#### SUPPLIED INFORMATION
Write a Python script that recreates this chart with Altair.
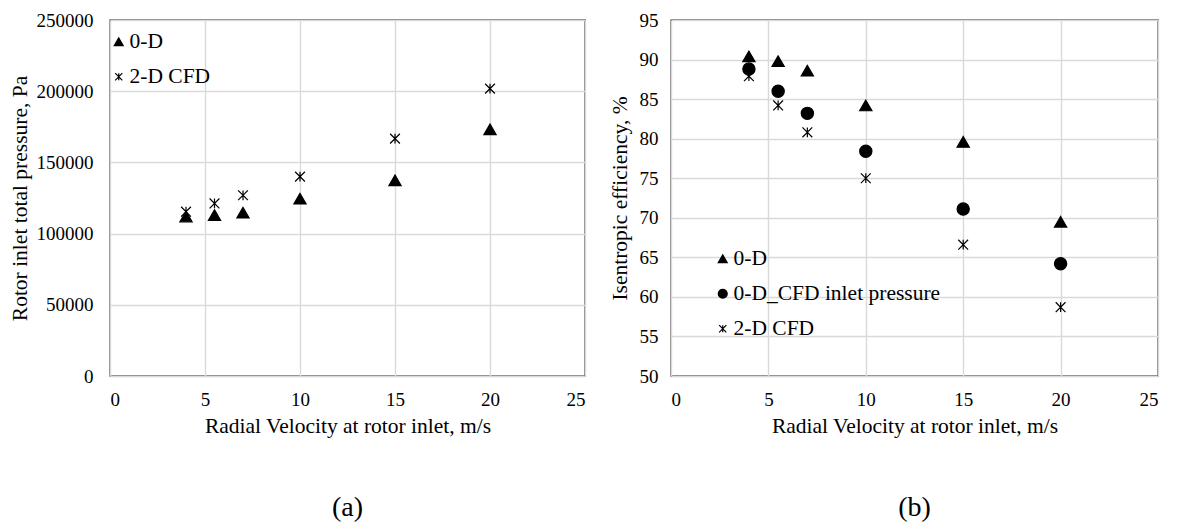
import altair as alt
import pandas as pd

velocity = [4, 5.5, 7, 10, 15, 20]

# Panel (a): rotor inlet total pressure, Pa
pressure_0d = [112000, 113000, 114700, 124500, 137400, 173200]
pressure_cfd = [115400, 121200, 126900, 140000, 166700, 201800]

# Panel (b): isentropic efficiency, %
eff_0d = [90.4, 89.8, 88.6, 84.2, 79.6, 69.5]
eff_0d_cfdp = [88.8, 86.0, 83.2, 78.4, 71.1, 64.2]
eff_cfd = [87.9, 84.2, 80.8, 75.0, 66.6, 58.7]

STAR = "M-0.8,-0.8L0.8,0.8M-0.8,0.8L0.8,-0.8M0,-0.8L0,0.8"
FONT = "Liberation Serif"

def frame(series):
    rows = []
    for name, vals in series:
        for v, y in zip(velocity, vals):
            rows.append({"v": v, "y": y, "s": name})
    return pd.DataFrame(rows)

df_a = frame([("0-D", pressure_0d), ("2-D CFD", pressure_cfd)])
df_b = frame([("0-D", eff_0d), ("0-D_CFD inlet pressure", eff_0d_cfdp), ("2-D CFD", eff_cfd)])


def panel(df, names, shapes, fills, ytitle, ydom, yvals, w, h, lx, ly, label,
          ylabpad, ytitlepad):
    legend = alt.Legend(title=None, orient="none", legendX=lx, legendY=ly,
                        labelFontSize=21.5, labelFont=FONT, labelColor="black",
                        labelLimit=0, symbolSize=80, rowPadding=12, labelOffset=0,
                        padding=0, symbolStrokeWidth=1.2)
    xaxis = alt.Axis(title="Radial Velocity at rotor inlet, m/s", values=[0, 5, 10, 15, 20, 25],
                     ticks=False, labelPadding=14, titlePadding=6, domain=False)
    yaxis = alt.Axis(title=ytitle, values=yvals, ticks=False, labelPadding=ylabpad,
                     titlePadding=ytitlepad, domain=False, format="d")
    return alt.Chart(df).mark_point(opacity=1, strokeWidth=1.2, size=150).encode(
        x=alt.X("v:Q", scale=alt.Scale(domain=[0, 25], nice=False), axis=xaxis),
        y=alt.Y("y:Q", scale=alt.Scale(domain=ydom, nice=False, zero=False), axis=yaxis),
        shape=alt.Shape("s:N", scale=alt.Scale(domain=names, range=shapes), legend=legend),
        fill=alt.Fill("s:N", scale=alt.Scale(domain=names, range=fills), legend=legend),
        stroke=alt.Stroke("s:N", scale=alt.Scale(domain=names, range=["black"] * len(names)),
                          legend=legend),
    ).properties(width=w, height=h,
                 title=alt.TitleParams(label, orient="bottom", fontSize=28, font=FONT,
                                       fontWeight="normal", offset=57, color="black"))

a = panel(df_a, ["0-D", "2-D CFD"], ["triangle-up", STAR], ["black", "transparent"],
          "Rotor inlet total pressure, Pa", [0, 250000],
          [0, 50000, 100000, 150000, 200000, 250000], 475, 356, -2, 11, "(a)", 17, 5)
b = panel(df_b, ["0-D", "0-D_CFD inlet pressure", "2-D CFD"],
          ["triangle-up", "circle", STAR], ["black", "black", "transparent"],
          "Isentropic efficiency, %", [50, 95], list(range(50, 96, 5)), 487, 356, 41, 228, "(b)",
          13, 8)

chart = alt.hconcat(a, b, spacing=22).resolve_scale(
    shape="independent", fill="independent", stroke="independent"
).resolve_legend(shape="independent", fill="independent", stroke="independent").configure(
    font=FONT, background="white", padding={"left": 8, "top": 10, "right": 5, "bottom": 0}
).configure_view(
    stroke="black", strokeWidth=1.3
).configure_axis(
    labelFont=FONT, titleFont=FONT, labelFontSize=19, titleFontSize=21.5,
    labelColor="black", titleColor="black", titleFontWeight="normal",
    gridColor="#d9d9d9", gridWidth=1.4
)

chart.save("out.html", embed_options={"renderer": "svg", "actions": False})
########
Repeat only what lies between the start of the data and the end of the line containing "return pd.DataFrame(rows)", exactly, with pictures left out.

| SOLUTION FOR THIS EXERCISE |
Write a Python script that recreates this chart with Altair.
import altair as alt
import pandas as pd

velocity = [4, 5.5, 7, 10, 15, 20]

# Panel (a): rotor inlet total pressure, Pa
pressure_0d = [112000, 113000, 114700, 124500, 137400, 173200]
pressure_cfd = [115400, 121200, 126900, 140000, 166700, 201800]

# Panel (b): isentropic efficiency, %
eff_0d = [90.4, 89.8, 88.6, 84.2, 79.6, 69.5]
eff_0d_cfdp = [88.8, 86.0, 83.2, 78.4, 71.1, 64.2]
eff_cfd = [87.9, 84.2, 80.8, 75.0, 66.6, 58.7]

STAR = "M-0.8,-0.8L0.8,0.8M-0.8,0.8L0.8,-0.8M0,-0.8L0,0.8"
FONT = "Liberation Serif"

def frame(series):
    rows = []
    for name, vals in series:
        for v, y in zip(velocity, vals):
            rows.append({"v": v, "y": y, "s": name})
    return pd.DataFrame(rows)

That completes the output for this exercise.